At one point, even though the screaming was at a momentous high, it reached even higher decibels. We looked into the road, and there he was. Shahrukh Khan, one of the kings of Bollywood, was driving down the road, standing out of the moonroof of his BMW, waving an Indian flag.

This is like Brad Pitt driving down the street in your hometown to celebrate with you. And in India it means more, because Bollywood stars are at a whole different level. They don't go places normal Indians go, because the divide is just too great. They also wouldn't go anywhere without air conditioning, which is almost everywhere, because it's just too hot. Especially now. The temperature is consistently hovering around 100 degrees, and it's at the point where my sweat from walking to work can't dry. Terrible feeling, really. So anyway, I was across the street from Shahrukh Khan on one of the greatest days in modern Indian history. That basically sums up everything here.

And that night was my best Indian moment. Nothing will ever match that, and I can't entirely explain why. People in the US can't understand why cricket is so important, and why Sachin Tendulkar is sometimes referred to simply as "God." When the Yankees won the last world series in 2009, I was ecstatic and proud of my city, but it was a different feeling, because I was able to separate myself from the team. In India, that separation really doesn't exist. People here can't choose where they live, what they do, who they marry, or even what they eat for lunch. We're in Asia- it's not individualism, it's the collective. It's karma, fate, destiny - free will doesn't play a role in daily, cultural, or spiritual life. So when India wins the cricket world cup, when when they are the best in the world in something, it represents that for everyone, because the divide between individuals doesn't exist (outside the caste system, of course). And terrible things have happened when cricket teams lose- fans kill themselves, and players and coaches can be murdered. So when India won, literally all of India won. They don't represent the best of India. They represent all of India, particularly the downtrodden who can only experience such pride in these vicarious manners.

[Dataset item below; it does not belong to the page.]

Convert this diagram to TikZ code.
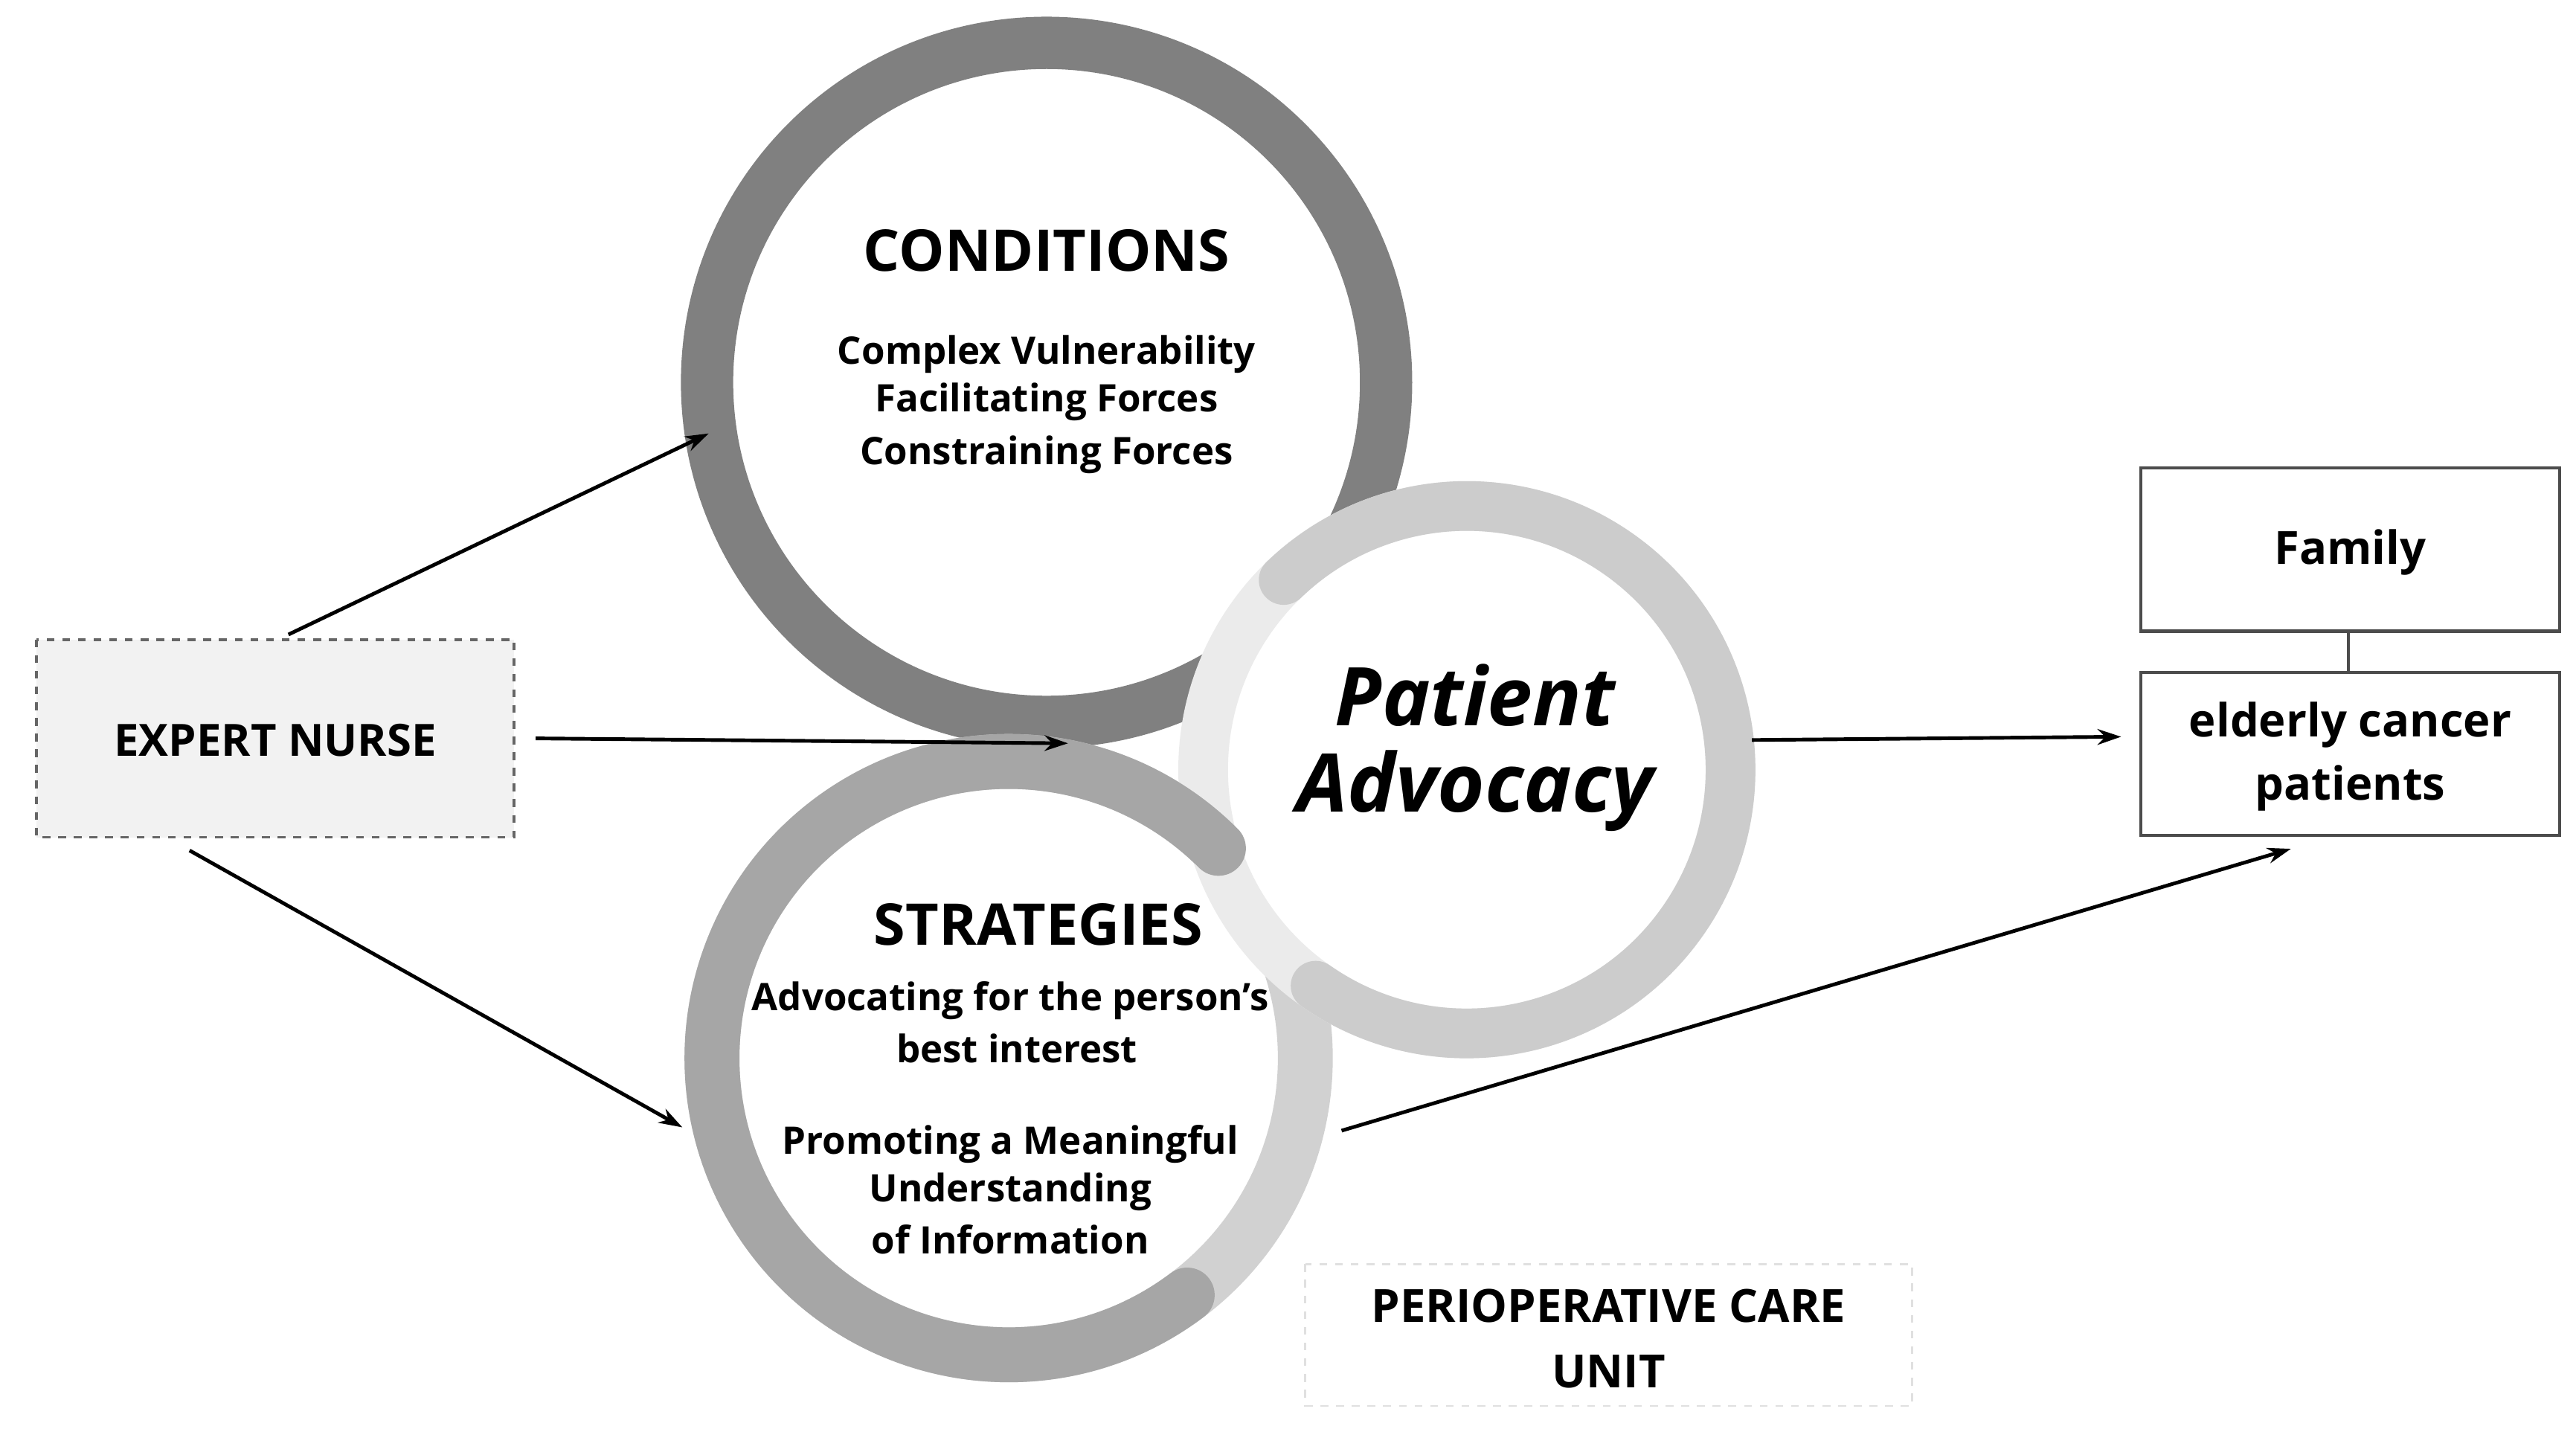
\documentclass[tikz,border=0pt]{standalone}
\usepackage{fontspec}
\setmainfont{Open Sans}
\usetikzlibrary{arrows.meta}
\begin{document}
\begin{tikzpicture}[x=0.022156cm,y=-0.022156cm,
  arr/.style={-{Stealth[length=9pt,width=6pt]},line width=1.4pt},
  box/.style={draw=black!70,line width=1.2pt},
  t/.style={font=\bfseries\fontsize{14.5}{17}\selectfont,align=center,inner sep=0}]
\useasboundingbox (0,0) rectangle (1563,867);
% rings
\draw[line width=20pt,draw=black!50,fill=white] (635,232) circle (206);
\draw[line width=21pt,draw=black!18,fill=white] (612,642) circle (180);
\draw[line width=19pt,draw=black!8,fill=white] (890,467) circle (160);
\draw[line width=21pt,draw=black!35,line cap=round] (612,642) ++(53:180) arc[start angle=53,end angle=315,radius=180];
\draw[line width=19pt,draw=black!20,line cap=round] (890,467) ++(125:160) arc[start angle=125,end angle=-134,radius=160];
% texts
\node[t,font=\bfseries\fontsize{22}{26}\selectfont] (cond) at (635,152) {CONDITIONS};
\node[t] (c1) at (635,215) {Complex Vulnerability};
\node[t] (c2) at (635,244) {Facilitating Forces};
\node[t] (c3) at (635,276) {Constraining Forces};
\node[t,font=\bfseries\itshape\fontsize{31}{36}\selectfont] (pa1) at (895,422) {Patient};
\node[t,font=\bfseries\itshape\fontsize{31}{36}\selectfont] (pa2) at (895,480) {Advocacy};
\node[t,font=\bfseries\fontsize{22}{26}\selectfont] (str) at (630,561) {STRATEGIES};
\node[t] (s1) at (613,607) {Advocating for the person’s};
\node[t] (s2) at (617,636) {best interest};
\node[t] (s3) at (613,694) {Promoting a Meaningful};
\node[t] (s4) at (613,723) {Understanding};
\node[t] (s5) at (613,752) {of Information};
% boxes
\draw[draw=black!60,dashed,line width=1.1pt,fill=black!5] (22,388) rectangle (312,508);
\node[t,font=\bfseries\fontsize{17}{21}\selectfont] (ent) at (167,449) {EXPERT NURSE};
\draw[box] (1299,284) rectangle (1553,383);
\draw[box] (1299,408) rectangle (1553,507);
\node[t,font=\bfseries\fontsize{17.5}{21}\selectfont] (fam) at (1426,335) {Family};
\node[t,font=\bfseries\fontsize{17.5}{22}\selectfont] (eld) at (1426,459) {elderly cancer\\[2pt]patients};
\coordinate (fb) at (1425,383); \coordinate (et) at (1425,408);
\draw[line width=1.2pt,black!70] (fb) -- (et);
\draw[draw=black!12,dashed,line width=0.8pt] (792,767) rectangle (1160,853);
\node[t,font=\bfseries\fontsize{17.5}{22}\selectfont] (peri) at (976,812) {PERIOPERATIVE CARE\\[3pt]UNIT};
% arrows
\coordinate (a1) at (175,385); \coordinate (b1) at (430,263);
\coordinate (a2) at (325,448); \coordinate (b2) at (648,451);
\coordinate (a3) at (115,516); \coordinate (b3) at (414,684);
\coordinate (a4) at (1063,449); \coordinate (b4) at (1287,447);
\coordinate (a5) at (814,686); \coordinate (b5) at (1390,515);
\draw[arr] (a1) -- (b1);
\draw[arr] (a2) -- (b2);
\draw[arr] (a3) -- (b3);
\draw[arr] (a4) -- (b4);
\draw[arr] (a5) -- (b5);
\end{tikzpicture}
\end{document}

I have never been a part of something like that before, and in India it just seemed so right. It was the first time here where I legitimately felt that nothing could go wrong. A man asked to take a picture with me and his daughter, and when he put his arm around his shoulder I didn't even flinch, because I knew he just wanted to experience the moment with me, and not to experience me. I was also heartened by people's reactions to our being there and celebrating with them. A few of my friends and I wore Indian jerseys, and people went out of their way to include us in their moments of celebration. There was only one man who, as we were finally walking through the fishing village back to our house, looked at me in my jersey and said, "but you're not Indian!" And it felt so natural to respond, "Today we all are."

In last week's posting, I said that I just needed something to remind me of why I love it here. Saturday more than sufficed. It reminded me that the pride I feel for India is real, and that when India wants to, it can be the greatest place in the world.

This weekend in general has also been wonderful. It's a 3 day weekend, because today is the Mahrashtrian New Year. Friday was my birthday, which was celebrated with some wonderful friends, Mexican food, dancing, and dirty martinis (obviously). Saturday was Saturday, and Sunday Ava and I went to have a buffet lunch at the Hyatt. Over the course of 3 hours, we feasted on cheese and crackers, sushi, pad thai, hummus, lox, grilled octopus, and pastries. And a dirty martini. That might sound like a weird combination, but those things are all impossible to find here, on our budgets. Then we snuck into the pool. Perfect third to last full weekend in India!